Informally, some elected officials seen as sympathetic to President Ilham Aliyev’s administration express a dim view of the idea, suggesting that implementing such a plan would damage the country’s secular image.

“Azerbaijani women have always been leaders of the Islamic and Turkish world in the West,” said Asim Mollazade, an MP and head of the Azerbaijan Democratic Reforms Party, which calls itself “constructive opposition.” “Covering them in [veils], restricting them with closed beaches is not good.”

Kazimov stressed that segregating beaches does not mean that he and his supporters want to emulate an Iranian system. “All we want is an opportunity [for women] to relax during the summer.”

Prominent theologian Elshad Miri, the owner of two religious bi-weeklies in the capital, Baku, called the idea of separate public beaches for men and women “positive discrimination.”

“Men and women play soccer separately, boxing tournaments for men and women are separate,” Miri said. “There always should be alternatives.
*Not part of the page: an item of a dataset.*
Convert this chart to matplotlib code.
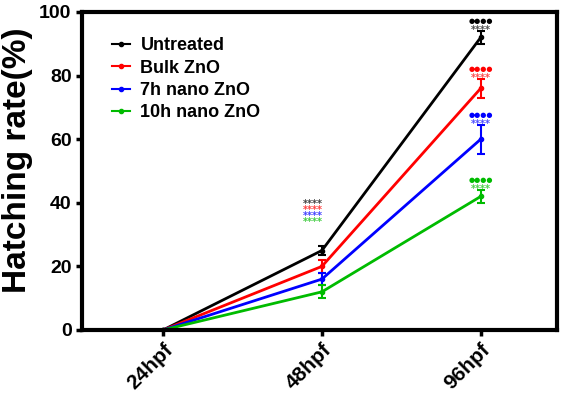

This is a right of religious people that needs to be respected.”

In keeping with that view, many Länkäran women “also want a separate café, teahouse for women where they would feel more comfortable,” said Esmira Turhida, the female director of the city’s Southern Resources Center for Human Rights. “That does not mean people in our region are not modern. No. We just have our own culture and moral values that we want to preserve.”

Public campaigns in the past for broader freedom of religious expression have met with stout government opposition. In 2011, for example, demonstrations in Baku in favor of allowing women to wear hijabs in state-run schools faded after a police crackdown.

Though the number of Azerbaijani women wearing hijabs has increased in recent years, no store in Azerbaijan appears to sell so-called Islamic swimwear, often dubbed a “burkini” — a hooded, long-sleeve, knee-length shirt over leggings of similar material.

But Kazimov does not see such attire as a solution. “There is no guarantee that women, away from the shore, underwater, will not be attacked by men.”

Apparently, he is not alone with such concerns. The lack of Muslim-friendly beaches in Azerbaijan, theologian Miri added, prompts some wealthy Azerbaijani believers to head to Arab countries for summer vacations at hotels with female-only beaches and pools.

Mustajab Mammadov, a 64-year-old local journalist, said the beach-fence debate is a natural outgrowth of deeply held religious beliefs held by most area residents, and should not be seen as a sign of proliferation of radical ideas. In some area villages, he added, men and women already go to the beach at different times of the day to avoid seeing each other in swimsuits.

“People [in Länkäran] have always lived a religious life,” even when atheism was promoted during the Soviet era, he recalled.